[BEGIN Source material]

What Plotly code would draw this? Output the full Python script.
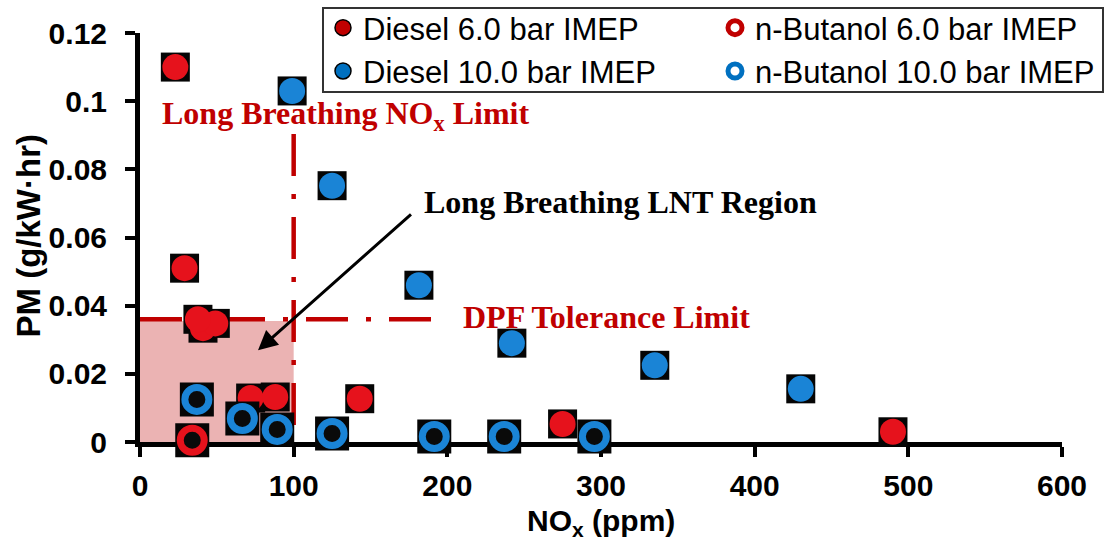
import plotly.graph_objects as go

# ---- data ----
diesel6_x = [23, 29, 41, 49, 37.7, 72, 88, 143, 275, 490]
diesel6_y = [0.110, 0.051, 0.0334, 0.0348, 0.036, 0.0129, 0.0132, 0.0127, 0.0053, 0.0030]

butanol6_x = [34]
butanol6_y = [0.0005]

diesel10_x = [99, 125, 181.5, 242, 335, 430]
diesel10_y = [0.103, 0.0752, 0.046, 0.029, 0.0225, 0.0156]

butanol10_x = [37, 66.6, 89.3, 125, 191.5, 237, 295.7]
butanol10_y = [0.0125, 0.0069, 0.0037, 0.0025, 0.0016, 0.0016, 0.0016]

x_ticks = [0, 100, 200, 300, 400, 500, 600]
y_ticks = [0, 0.02, 0.04, 0.06, 0.08, 0.1, 0.12]
y_tick_text = ["0", "0.02", "0.04", "0.06", "0.08", "0.1", "0.12"]

nox_limit = 100
nox_limit_top = 0.0904
dpf_limit = 0.036
dpf_line_end = 197
lnt_top = 0.0355

RED = "#C00000"
BLUE = "#0070C0"
RED_PT = "#E6121C"
BLUE_PT = "#1A84D6"

fig = go.Figure()


def add_series(xs, ys, name, pt_color, hollow):
    sq = 34 if hollow else 29
    # dark square backing of each marker
    fig.add_trace(go.Scatter(x=xs, y=ys, mode="markers", showlegend=False, hoverinfo="skip",
                             cliponaxis=False,
                             marker=dict(symbol="square", size=sq, color="#050505", line=dict(width=0))))
    if hollow:
        fig.add_trace(go.Scatter(x=xs, y=ys, mode="markers", showlegend=False, cliponaxis=False, name=name,
                                 marker=dict(symbol="circle", size=24, color="#0a0a0a",
                                             line=dict(color=pt_color, width=7))))
    else:
        fig.add_trace(go.Scatter(x=xs, y=ys, mode="markers", showlegend=False, cliponaxis=False, name=name,
                                 marker=dict(symbol="circle", size=26, color=pt_color, line=dict(width=0))))


add_series(diesel6_x, diesel6_y, "Diesel 6.0 bar IMEP", RED_PT, False)
add_series(butanol6_x, butanol6_y, "n-Butanol 6.0 bar IMEP", RED_PT, True)
add_series(diesel10_x, diesel10_y, "Diesel 10.0 bar IMEP", BLUE_PT, False)
add_series(butanol10_x, butanol10_y, "n-Butanol 10.0 bar IMEP", BLUE_PT, True)

# legend entries: column 1 (legend) = diesel, column 2 (legend2) = n-butanol
legend_items = [
    ("Diesel 6.0 bar IMEP", RED, False, "legend"),
    ("Diesel 10.0 bar IMEP", BLUE, False, "legend"),
    ("n-Butanol 6.0 bar IMEP", RED, True, "legend2"),
    ("n-Butanol 10.0 bar IMEP", BLUE, True, "legend2"),
]
for i, (name, col, hollow, lg) in enumerate(legend_items):
    if hollow:
        mk = dict(symbol="circle", size=14, color="white", line=dict(color=col, width=5))
    else:
        mk = dict(symbol="circle", size=16, color=col, line=dict(color="black", width=1.5))
    fig.add_trace(go.Scatter(x=[None], y=[None], mode="markers", name=name, marker=mk,
                             legend=lg, legendgroup=f"g{i}"))

dashdot = "42px,18px,5px,18px"
shapes = [
    dict(type="rect", xref="x", yref="y", x0=0, x1=nox_limit, y0=0, y1=lnt_top,
         fillcolor="#EBB3B3", line=dict(width=0), layer="below"),
    dict(type="line", xref="x", yref="y", x0=nox_limit, x1=nox_limit, y0=nox_limit_top, y1=0,
         line=dict(color=RED, width=4.5, dash=dashdot), layer="below"),
    dict(type="line", xref="x", yref="y", x0=0, x1=dpf_line_end, y0=dpf_limit, y1=dpf_limit,
         line=dict(color=RED, width=4.5, dash=dashdot), layer="below"),
    # legend frame
    dict(type="rect", xref="paper", yref="paper", x0=(323 - 140) / 922, x1=(1103 - 140) / 922,
         y0=(442 - 92) / 409, y1=(442 - 8) / 409, fillcolor="white",
         line=dict(color="#333333", width=2), layer="above"),
]

serif = "Liberation Serif, Times New Roman, serif"
sans = "Liberation Sans, Arial, sans-serif"
annotations = [
    dict(x=13, y=0.0957, xref="x", yref="y", xanchor="left", yanchor="middle", showarrow=False,
         text="<b>Long Breathing NO<sub>x</sub> Limit</b>", font=dict(family=serif, size=32, color=RED)),
    dict(x=208.8, y=0.0366, xref="x", yref="y", xanchor="left", yanchor="middle", showarrow=False,
         text="<b>DPF Tolerance Limit</b>", font=dict(family=serif, size=32, color=RED)),
    dict(x=183.5, y=0.0705, xref="x", yref="y", xanchor="left", yanchor="middle", showarrow=False,
         text="<b>Long Breathing LNT Region</b>", font=dict(family=serif, size=32, color="black")),
    dict(x=76.8, y=0.0269, xref="x", yref="y", ax=178.3, ay=0.0676, axref="x", ayref="y",
         text=" ", showarrow=True, arrowhead=2, arrowsize=1.3, arrowwidth=3, arrowcolor="black"),
    # axis titles
    dict(x=0.5, y=(442 - 522) / 409, xref="paper", yref="paper", xanchor="center", yanchor="middle",
         showarrow=False, text="<b>NO<sub>x</sub> (ppm)</b>", font=dict(family=sans, size=30, color="black")),
    dict(x=(28 - 140) / 922, y=(442 - 236.5) / 409, xref="paper", yref="paper", xanchor="center",
         yanchor="middle", textangle=-90, showarrow=False,
         text="<b>PM (g/kW·hr)</b>", font=dict(family=sans, size=33, color="black")),
]

axis_font = dict(family=sans, size=30, color="black")
legend_font = dict(family=sans, size=31, color="black")
fig.update_layout(
    width=1112, height=544,
    margin=dict(l=140, r=50, t=33, b=102, autoexpand=False),
    paper_bgcolor="white", plot_bgcolor="white",
    shapes=shapes, annotations=annotations,
    font=dict(family=sans, color="black"),
    legend=dict(orientation="v", x=(323 - 140) / 922, y=(442 - 1) / 409, xanchor="left", yanchor="top",
                bgcolor="rgba(0,0,0,0)", borderwidth=0, font=legend_font,
                tracegroupgap=0, itemwidth=30),
    legend2=dict(orientation="v", x=(715 - 140) / 922, y=(442 - 1) / 409, xanchor="left", yanchor="top",
                 bgcolor="rgba(0,0,0,0)", borderwidth=0, font=legend_font,
                 tracegroupgap=0, itemwidth=30),
    xaxis=dict(range=[0, 600], tickvals=x_ticks, ticktext=[f"<b>{v}</b>" for v in x_ticks],
               showgrid=False, zeroline=False, showline=True, linecolor="black", linewidth=5,
               ticks="outside", ticklen=10, tickwidth=4, tickcolor="black",
               tickfont=axis_font, ticklabelstandoff=3, layer="below traces"),
    yaxis=dict(range=[0, 0.12], tickvals=y_ticks, ticktext=[f"<b>{t}</b>" for t in y_tick_text],
               showgrid=False, zeroline=False, showline=True, linecolor="black", linewidth=5,
               ticks="outside", ticklen=10, tickwidth=4, tickcolor="black",
               tickfont=axis_font, ticklabelstandoff=12, layer="below traces"),
)

fig.write_html("out.html", config={"displayModeBar": False},
               post_script="document.body.style.margin='0px';document.body.style.overflow='hidden';")
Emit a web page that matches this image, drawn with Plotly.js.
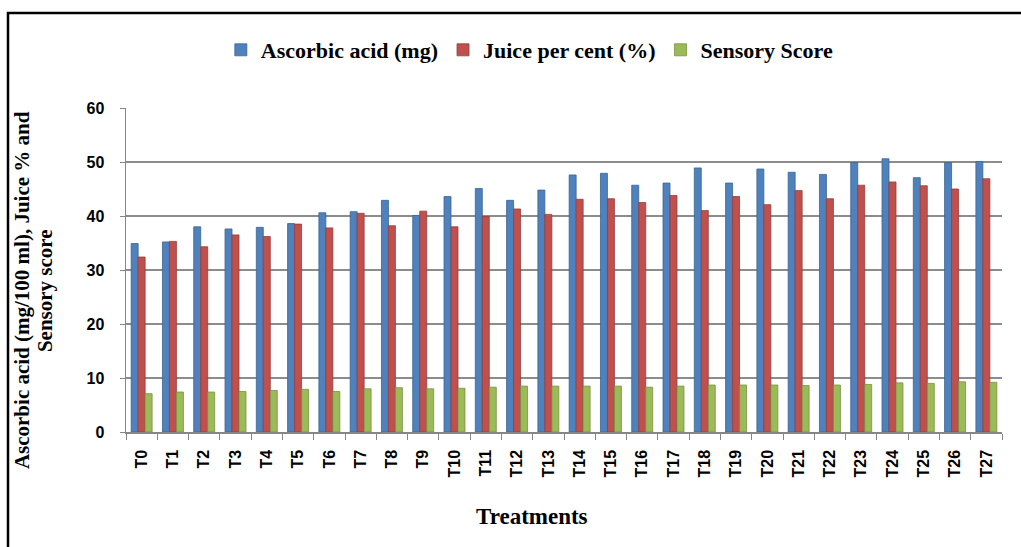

[END Source material]

- _Brief_
Restate the data above exactly, stripping out each image.

- _Task answer_
What Plotly code would draw this? Output the full Python script.
import plotly.graph_objects as go

# ---- data ----
diesel6_x = [23, 29, 41, 49, 37.7, 72, 88, 143, 275, 490]
diesel6_y = [0.110, 0.051, 0.0334, 0.0348, 0.036, 0.0129, 0.0132, 0.0127, 0.0053, 0.0030]

butanol6_x = [34]
butanol6_y = [0.0005]

diesel10_x = [99, 125, 181.5, 242, 335, 430]
diesel10_y = [0.103, 0.0752, 0.046, 0.029, 0.0225, 0.0156]

butanol10_x = [37, 66.6, 89.3, 125, 191.5, 237, 295.7]
butanol10_y = [0.0125, 0.0069, 0.0037, 0.0025, 0.0016, 0.0016, 0.0016]

x_ticks = [0, 100, 200, 300, 400, 500, 600]
y_ticks = [0, 0.02, 0.04, 0.06, 0.08, 0.1, 0.12]
y_tick_text = ["0", "0.02", "0.04", "0.06", "0.08", "0.1", "0.12"]

nox_limit = 100
nox_limit_top = 0.0904
dpf_limit = 0.036
dpf_line_end = 197
lnt_top = 0.0355

RED = "#C00000"
BLUE = "#0070C0"
RED_PT = "#E6121C"
BLUE_PT = "#1A84D6"

fig = go.Figure()


def add_series(xs, ys, name, pt_color, hollow):
    sq = 34 if hollow else 29
    # dark square backing of each marker
    fig.add_trace(go.Scatter(x=xs, y=ys, mode="markers", showlegend=False, hoverinfo="skip",
                             cliponaxis=False,
                             marker=dict(symbol="square", size=sq, color="#050505", line=dict(width=0))))
    if hollow:
        fig.add_trace(go.Scatter(x=xs, y=ys, mode="markers", showlegend=False, cliponaxis=False, name=name,
                                 marker=dict(symbol="circle", size=24, color="#0a0a0a",
                                             line=dict(color=pt_color, width=7))))
    else:
        fig.add_trace(go.Scatter(x=xs, y=ys, mode="markers", showlegend=False, cliponaxis=False, name=name,
                                 marker=dict(symbol="circle", size=26, color=pt_color, line=dict(width=0))))


add_series(diesel6_x, diesel6_y, "Diesel 6.0 bar IMEP", RED_PT, False)
add_series(butanol6_x, butanol6_y, "n-Butanol 6.0 bar IMEP", RED_PT, True)
add_series(diesel10_x, diesel10_y, "Diesel 10.0 bar IMEP", BLUE_PT, False)
add_series(butanol10_x, butanol10_y, "n-Butanol 10.0 bar IMEP", BLUE_PT, True)

# legend entries: column 1 (legend) = diesel, column 2 (legend2) = n-butanol
legend_items = [
    ("Diesel 6.0 bar IMEP", RED, False, "legend"),
    ("Diesel 10.0 bar IMEP", BLUE, False, "legend"),
    ("n-Butanol 6.0 bar IMEP", RED, True, "legend2"),
    ("n-Butanol 10.0 bar IMEP", BLUE, True, "legend2"),
]
for i, (name, col, hollow, lg) in enumerate(legend_items):
    if hollow:
        mk = dict(symbol="circle", size=14, color="white", line=dict(color=col, width=5))
    else:
        mk = dict(symbol="circle", size=16, color=col, line=dict(color="black", width=1.5))
    fig.add_trace(go.Scatter(x=[None], y=[None], mode="markers", name=name, marker=mk,
                             legend=lg, legendgroup=f"g{i}"))

dashdot = "42px,18px,5px,18px"
shapes = [
    dict(type="rect", xref="x", yref="y", x0=0, x1=nox_limit, y0=0, y1=lnt_top,
         fillcolor="#EBB3B3", line=dict(width=0), layer="below"),
    dict(type="line", xref="x", yref="y", x0=nox_limit, x1=nox_limit, y0=nox_limit_top, y1=0,
         line=dict(color=RED, width=4.5, dash=dashdot), layer="below"),
    dict(type="line", xref="x", yref="y", x0=0, x1=dpf_line_end, y0=dpf_limit, y1=dpf_limit,
         line=dict(color=RED, width=4.5, dash=dashdot), layer="below"),
    # legend frame
    dict(type="rect", xref="paper", yref="paper", x0=(323 - 140) / 922, x1=(1103 - 140) / 922,
         y0=(442 - 92) / 409, y1=(442 - 8) / 409, fillcolor="white",
         line=dict(color="#333333", width=2), layer="above"),
]

serif = "Liberation Serif, Times New Roman, serif"
sans = "Liberation Sans, Arial, sans-serif"
annotations = [
    dict(x=13, y=0.0957, xref="x", yref="y", xanchor="left", yanchor="middle", showarrow=False,
         text="<b>Long Breathing NO<sub>x</sub> Limit</b>", font=dict(family=serif, size=32, color=RED)),
    dict(x=208.8, y=0.0366, xref="x", yref="y", xanchor="left", yanchor="middle", showarrow=False,
         text="<b>DPF Tolerance Limit</b>", font=dict(family=serif, size=32, color=RED)),
    dict(x=183.5, y=0.0705, xref="x", yref="y", xanchor="left", yanchor="middle", showarrow=False,
         text="<b>Long Breathing LNT Region</b>", font=dict(family=serif, size=32, color="black")),
    dict(x=76.8, y=0.0269, xref="x", yref="y", ax=178.3, ay=0.0676, axref="x", ayref="y",
         text=" ", showarrow=True, arrowhead=2, arrowsize=1.3, arrowwidth=3, arrowcolor="black"),
    # axis titles
    dict(x=0.5, y=(442 - 522) / 409, xref="paper", yref="paper", xanchor="center", yanchor="middle",
         showarrow=False, text="<b>NO<sub>x</sub> (ppm)</b>", font=dict(family=sans, size=30, color="black")),
    dict(x=(28 - 140) / 922, y=(442 - 236.5) / 409, xref="paper", yref="paper", xanchor="center",
         yanchor="middle", textangle=-90, showarrow=False,
         text="<b>PM (g/kW·hr)</b>", font=dict(family=sans, size=33, color="black")),
]

axis_font = dict(family=sans, size=30, color="black")
legend_font = dict(family=sans, size=31, color="black")
fig.update_layout(
    width=1112, height=544,
    margin=dict(l=140, r=50, t=33, b=102, autoexpand=False),
    paper_bgcolor="white", plot_bgcolor="white",
    shapes=shapes, annotations=annotations,
    font=dict(family=sans, color="black"),
    legend=dict(orientation="v", x=(323 - 140) / 922, y=(442 - 1) / 409, xanchor="left", yanchor="top",
                bgcolor="rgba(0,0,0,0)", borderwidth=0, font=legend_font,
                tracegroupgap=0, itemwidth=30),
    legend2=dict(orientation="v", x=(715 - 140) / 922, y=(442 - 1) / 409, xanchor="left", yanchor="top",
                 bgcolor="rgba(0,0,0,0)", borderwidth=0, font=legend_font,
                 tracegroupgap=0, itemwidth=30),
    xaxis=dict(range=[0, 600], tickvals=x_ticks, ticktext=[f"<b>{v}</b>" for v in x_ticks],
               showgrid=False, zeroline=False, showline=True, linecolor="black", linewidth=5,
               ticks="outside", ticklen=10, tickwidth=4, tickcolor="black",
               tickfont=axis_font, ticklabelstandoff=3, layer="below traces"),
    yaxis=dict(range=[0, 0.12], tickvals=y_ticks, ticktext=[f"<b>{t}</b>" for t in y_tick_text],
               showgrid=False, zeroline=False, showline=True, linecolor="black", linewidth=5,
               ticks="outside", ticklen=10, tickwidth=4, tickcolor="black",
               tickfont=axis_font, ticklabelstandoff=12, layer="below traces"),
)

fig.write_html("out.html", config={"displayModeBar": False},
               post_script="document.body.style.margin='0px';document.body.style.overflow='hidden';")
Emit a web page that matches this image, drawn with Plotly.js.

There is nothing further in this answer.